→ DESCRIPTION OF THE TASK: Leaving out the pictures, retype all the material exactly.

→ GIVEN INFORMATION:
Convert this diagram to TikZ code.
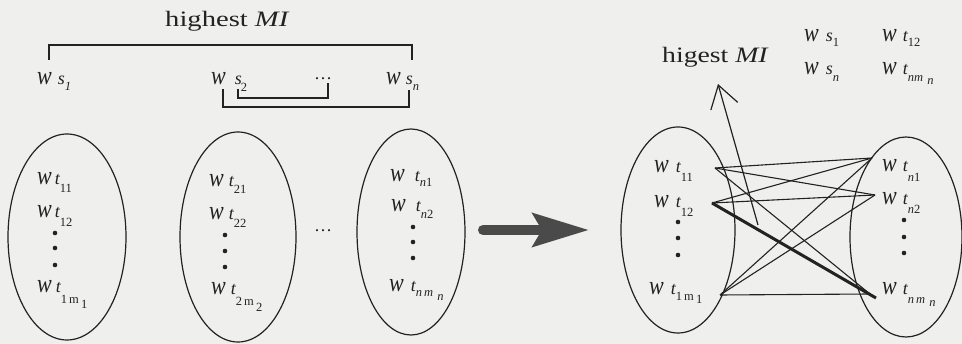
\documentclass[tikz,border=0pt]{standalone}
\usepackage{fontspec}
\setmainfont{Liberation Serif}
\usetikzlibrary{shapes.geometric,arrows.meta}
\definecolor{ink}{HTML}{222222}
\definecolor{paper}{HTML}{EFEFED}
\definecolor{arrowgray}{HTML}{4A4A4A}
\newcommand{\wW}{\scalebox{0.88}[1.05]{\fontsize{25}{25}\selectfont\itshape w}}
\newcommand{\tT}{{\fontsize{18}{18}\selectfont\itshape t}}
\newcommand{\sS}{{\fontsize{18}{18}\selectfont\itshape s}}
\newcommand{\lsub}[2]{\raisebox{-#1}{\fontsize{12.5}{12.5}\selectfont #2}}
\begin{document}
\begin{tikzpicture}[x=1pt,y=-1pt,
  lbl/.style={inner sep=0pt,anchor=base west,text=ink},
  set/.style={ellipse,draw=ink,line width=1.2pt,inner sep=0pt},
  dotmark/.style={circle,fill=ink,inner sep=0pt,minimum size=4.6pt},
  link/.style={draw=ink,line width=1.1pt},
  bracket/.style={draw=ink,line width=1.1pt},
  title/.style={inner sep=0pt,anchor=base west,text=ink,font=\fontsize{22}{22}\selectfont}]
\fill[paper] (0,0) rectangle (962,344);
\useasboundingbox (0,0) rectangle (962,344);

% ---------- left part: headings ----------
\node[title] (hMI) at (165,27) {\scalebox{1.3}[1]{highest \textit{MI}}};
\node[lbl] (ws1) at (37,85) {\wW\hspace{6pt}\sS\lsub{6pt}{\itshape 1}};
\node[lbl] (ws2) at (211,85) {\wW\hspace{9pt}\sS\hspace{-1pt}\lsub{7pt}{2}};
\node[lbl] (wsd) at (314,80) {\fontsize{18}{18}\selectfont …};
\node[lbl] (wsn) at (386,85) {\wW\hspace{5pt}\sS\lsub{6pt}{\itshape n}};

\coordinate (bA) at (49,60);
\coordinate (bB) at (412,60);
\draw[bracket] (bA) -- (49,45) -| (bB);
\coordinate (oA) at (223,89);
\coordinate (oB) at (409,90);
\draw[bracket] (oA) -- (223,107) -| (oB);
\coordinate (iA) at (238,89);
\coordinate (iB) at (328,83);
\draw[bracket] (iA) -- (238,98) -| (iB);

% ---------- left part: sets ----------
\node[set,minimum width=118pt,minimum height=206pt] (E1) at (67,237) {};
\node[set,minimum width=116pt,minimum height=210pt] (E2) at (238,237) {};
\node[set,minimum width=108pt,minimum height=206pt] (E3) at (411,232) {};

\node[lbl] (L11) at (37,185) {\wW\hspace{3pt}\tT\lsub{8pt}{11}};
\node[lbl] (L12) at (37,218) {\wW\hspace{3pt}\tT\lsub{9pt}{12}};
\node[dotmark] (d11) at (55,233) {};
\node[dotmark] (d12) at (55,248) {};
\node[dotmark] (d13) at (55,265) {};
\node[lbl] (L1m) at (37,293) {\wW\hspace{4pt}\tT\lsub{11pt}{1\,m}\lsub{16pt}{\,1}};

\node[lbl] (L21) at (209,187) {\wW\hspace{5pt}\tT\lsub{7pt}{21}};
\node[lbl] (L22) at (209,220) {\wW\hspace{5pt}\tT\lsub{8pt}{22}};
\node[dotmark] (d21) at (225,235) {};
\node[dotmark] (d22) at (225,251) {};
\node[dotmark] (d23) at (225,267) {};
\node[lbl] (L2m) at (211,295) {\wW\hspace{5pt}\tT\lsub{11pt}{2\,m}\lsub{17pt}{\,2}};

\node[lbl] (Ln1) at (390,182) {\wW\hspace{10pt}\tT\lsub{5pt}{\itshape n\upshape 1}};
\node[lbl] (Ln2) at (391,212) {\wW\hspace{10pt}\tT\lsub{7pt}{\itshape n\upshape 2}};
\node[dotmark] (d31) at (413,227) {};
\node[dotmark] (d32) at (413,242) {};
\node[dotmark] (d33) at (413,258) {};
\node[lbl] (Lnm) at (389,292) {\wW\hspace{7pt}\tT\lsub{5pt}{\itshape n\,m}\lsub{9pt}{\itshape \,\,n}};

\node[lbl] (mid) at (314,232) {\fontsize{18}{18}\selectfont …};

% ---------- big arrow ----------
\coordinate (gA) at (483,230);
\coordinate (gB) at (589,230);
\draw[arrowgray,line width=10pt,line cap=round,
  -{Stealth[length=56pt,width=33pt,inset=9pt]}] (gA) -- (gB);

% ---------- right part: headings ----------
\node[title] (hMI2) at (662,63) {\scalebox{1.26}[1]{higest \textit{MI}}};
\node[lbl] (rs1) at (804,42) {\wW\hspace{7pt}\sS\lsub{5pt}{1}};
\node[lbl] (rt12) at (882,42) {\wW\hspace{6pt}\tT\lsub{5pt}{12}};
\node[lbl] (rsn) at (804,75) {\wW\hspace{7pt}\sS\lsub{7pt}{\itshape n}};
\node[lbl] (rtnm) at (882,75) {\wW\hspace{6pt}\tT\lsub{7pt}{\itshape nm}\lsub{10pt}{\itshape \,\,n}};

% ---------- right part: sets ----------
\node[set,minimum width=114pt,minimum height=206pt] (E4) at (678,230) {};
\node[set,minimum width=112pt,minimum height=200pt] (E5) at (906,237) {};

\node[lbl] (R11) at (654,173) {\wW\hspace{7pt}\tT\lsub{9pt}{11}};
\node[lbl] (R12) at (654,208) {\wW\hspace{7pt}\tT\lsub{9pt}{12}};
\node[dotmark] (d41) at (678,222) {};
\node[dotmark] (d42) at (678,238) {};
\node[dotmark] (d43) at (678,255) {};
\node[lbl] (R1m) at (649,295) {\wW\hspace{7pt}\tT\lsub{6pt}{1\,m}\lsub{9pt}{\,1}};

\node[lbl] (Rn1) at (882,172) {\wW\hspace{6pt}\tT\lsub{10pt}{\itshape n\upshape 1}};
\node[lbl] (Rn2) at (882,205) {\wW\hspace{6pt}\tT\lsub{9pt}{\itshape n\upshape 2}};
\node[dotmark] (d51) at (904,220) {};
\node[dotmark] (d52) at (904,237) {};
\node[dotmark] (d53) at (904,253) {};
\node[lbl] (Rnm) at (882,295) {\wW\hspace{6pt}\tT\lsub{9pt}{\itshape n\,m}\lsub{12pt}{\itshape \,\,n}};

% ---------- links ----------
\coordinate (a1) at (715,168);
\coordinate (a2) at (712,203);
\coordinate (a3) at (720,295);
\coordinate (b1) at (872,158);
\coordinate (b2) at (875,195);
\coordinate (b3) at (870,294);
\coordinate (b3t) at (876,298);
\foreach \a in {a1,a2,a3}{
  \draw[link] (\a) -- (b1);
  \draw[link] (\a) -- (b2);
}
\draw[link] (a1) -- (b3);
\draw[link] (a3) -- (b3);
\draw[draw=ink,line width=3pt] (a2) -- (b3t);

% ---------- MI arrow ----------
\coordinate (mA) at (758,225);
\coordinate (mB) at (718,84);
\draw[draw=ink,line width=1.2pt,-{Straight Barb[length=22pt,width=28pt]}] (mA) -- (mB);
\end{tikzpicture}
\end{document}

→ SOLUTION TO THE EXERCISE:
Convert this diagram to TikZ code.
\documentclass[tikz,border=0pt]{standalone}
\usepackage{fontspec}
\setmainfont{Liberation Serif}
\usetikzlibrary{shapes.geometric,arrows.meta}
\definecolor{ink}{HTML}{222222}
\definecolor{paper}{HTML}{EFEFED}
\definecolor{arrowgray}{HTML}{4A4A4A}
\newcommand{\wW}{\scalebox{0.88}[1.05]{\fontsize{25}{25}\selectfont\itshape w}}
\newcommand{\tT}{{\fontsize{18}{18}\selectfont\itshape t}}
\newcommand{\sS}{{\fontsize{18}{18}\selectfont\itshape s}}
\newcommand{\lsub}[2]{\raisebox{-#1}{\fontsize{12.5}{12.5}\selectfont #2}}
\begin{document}
\begin{tikzpicture}[x=1pt,y=-1pt,
  lbl/.style={inner sep=0pt,anchor=base west,text=ink},
  set/.style={ellipse,draw=ink,line width=1.2pt,inner sep=0pt},
  dotmark/.style={circle,fill=ink,inner sep=0pt,minimum size=4.6pt},
  link/.style={draw=ink,line width=1.1pt},
  bracket/.style={draw=ink,line width=1.1pt},
  title/.style={inner sep=0pt,anchor=base west,text=ink,font=\fontsize{22}{22}\selectfont}]
\fill[paper] (0,0) rectangle (962,344);
\useasboundingbox (0,0) rectangle (962,344);

% ---------- left part: headings ----------
\node[title] (hMI) at (165,27) {\scalebox{1.3}[1]{highest \textit{MI}}};
\node[lbl] (ws1) at (37,85) {\wW\hspace{6pt}\sS\lsub{6pt}{\itshape 1}};
\node[lbl] (ws2) at (211,85) {\wW\hspace{9pt}\sS\hspace{-1pt}\lsub{7pt}{2}};
\node[lbl] (wsd) at (314,80) {\fontsize{18}{18}\selectfont …};
\node[lbl] (wsn) at (386,85) {\wW\hspace{5pt}\sS\lsub{6pt}{\itshape n}};

\coordinate (bA) at (49,60);
\coordinate (bB) at (412,60);
\draw[bracket] (bA) -- (49,45) -| (bB);
\coordinate (oA) at (223,89);
\coordinate (oB) at (409,90);
\draw[bracket] (oA) -- (223,107) -| (oB);
\coordinate (iA) at (238,89);
\coordinate (iB) at (328,83);
\draw[bracket] (iA) -- (238,98) -| (iB);

% ---------- left part: sets ----------
\node[set,minimum width=118pt,minimum height=206pt] (E1) at (67,237) {};
\node[set,minimum width=116pt,minimum height=210pt] (E2) at (238,237) {};
\node[set,minimum width=108pt,minimum height=206pt] (E3) at (411,232) {};

\node[lbl] (L11) at (37,185) {\wW\hspace{3pt}\tT\lsub{8pt}{11}};
\node[lbl] (L12) at (37,218) {\wW\hspace{3pt}\tT\lsub{9pt}{12}};
\node[dotmark] (d11) at (55,233) {};
\node[dotmark] (d12) at (55,248) {};
\node[dotmark] (d13) at (55,265) {};
\node[lbl] (L1m) at (37,293) {\wW\hspace{4pt}\tT\lsub{11pt}{1\,m}\lsub{16pt}{\,1}};

\node[lbl] (L21) at (209,187) {\wW\hspace{5pt}\tT\lsub{7pt}{21}};
\node[lbl] (L22) at (209,220) {\wW\hspace{5pt}\tT\lsub{8pt}{22}};
\node[dotmark] (d21) at (225,235) {};
\node[dotmark] (d22) at (225,251) {};
\node[dotmark] (d23) at (225,267) {};
\node[lbl] (L2m) at (211,295) {\wW\hspace{5pt}\tT\lsub{11pt}{2\,m}\lsub{17pt}{\,2}};

\node[lbl] (Ln1) at (390,182) {\wW\hspace{10pt}\tT\lsub{5pt}{\itshape n\upshape 1}};
\node[lbl] (Ln2) at (391,212) {\wW\hspace{10pt}\tT\lsub{7pt}{\itshape n\upshape 2}};
\node[dotmark] (d31) at (413,227) {};
\node[dotmark] (d32) at (413,242) {};
\node[dotmark] (d33) at (413,258) {};
\node[lbl] (Lnm) at (389,292) {\wW\hspace{7pt}\tT\lsub{5pt}{\itshape n\,m}\lsub{9pt}{\itshape \,\,n}};

\node[lbl] (mid) at (314,232) {\fontsize{18}{18}\selectfont …};

% ---------- big arrow ----------
\coordinate (gA) at (483,230);
\coordinate (gB) at (589,230);
\draw[arrowgray,line width=10pt,line cap=round,
  -{Stealth[length=56pt,width=33pt,inset=9pt]}] (gA) -- (gB);

% ---------- right part: headings ----------
\node[title] (hMI2) at (662,63) {\scalebox{1.26}[1]{higest \textit{MI}}};
\node[lbl] (rs1) at (804,42) {\wW\hspace{7pt}\sS\lsub{5pt}{1}};
\node[lbl] (rt12) at (882,42) {\wW\hspace{6pt}\tT\lsub{5pt}{12}};
\node[lbl] (rsn) at (804,75) {\wW\hspace{7pt}\sS\lsub{7pt}{\itshape n}};
\node[lbl] (rtnm) at (882,75) {\wW\hspace{6pt}\tT\lsub{7pt}{\itshape nm}\lsub{10pt}{\itshape \,\,n}};

% ---------- right part: sets ----------
\node[set,minimum width=114pt,minimum height=206pt] (E4) at (678,230) {};
\node[set,minimum width=112pt,minimum height=200pt] (E5) at (906,237) {};

\node[lbl] (R11) at (654,173) {\wW\hspace{7pt}\tT\lsub{9pt}{11}};
\node[lbl] (R12) at (654,208) {\wW\hspace{7pt}\tT\lsub{9pt}{12}};
\node[dotmark] (d41) at (678,222) {};
\node[dotmark] (d42) at (678,238) {};
\node[dotmark] (d43) at (678,255) {};
\node[lbl] (R1m) at (649,295) {\wW\hspace{7pt}\tT\lsub{6pt}{1\,m}\lsub{9pt}{\,1}};

\node[lbl] (Rn1) at (882,172) {\wW\hspace{6pt}\tT\lsub{10pt}{\itshape n\upshape 1}};
\node[lbl] (Rn2) at (882,205) {\wW\hspace{6pt}\tT\lsub{9pt}{\itshape n\upshape 2}};
\node[dotmark] (d51) at (904,220) {};
\node[dotmark] (d52) at (904,237) {};
\node[dotmark] (d53) at (904,253) {};
\node[lbl] (Rnm) at (882,295) {\wW\hspace{6pt}\tT\lsub{9pt}{\itshape n\,m}\lsub{12pt}{\itshape \,\,n}};

% ---------- links ----------
\coordinate (a1) at (715,168);
\coordinate (a2) at (712,203);
\coordinate (a3) at (720,295);
\coordinate (b1) at (872,158);
\coordinate (b2) at (875,195);
\coordinate (b3) at (870,294);
\coordinate (b3t) at (876,298);
\foreach \a in {a1,a2,a3}{
  \draw[link] (\a) -- (b1);
  \draw[link] (\a) -- (b2);
}
\draw[link] (a1) -- (b3);
\draw[link] (a3) -- (b3);
\draw[draw=ink,line width=3pt] (a2) -- (b3t);

% ---------- MI arrow ----------
\coordinate (mA) at (758,225);
\coordinate (mB) at (718,84);
\draw[draw=ink,line width=1.2pt,-{Straight Barb[length=22pt,width=28pt]}] (mA) -- (mB);
\end{tikzpicture}
\end{document}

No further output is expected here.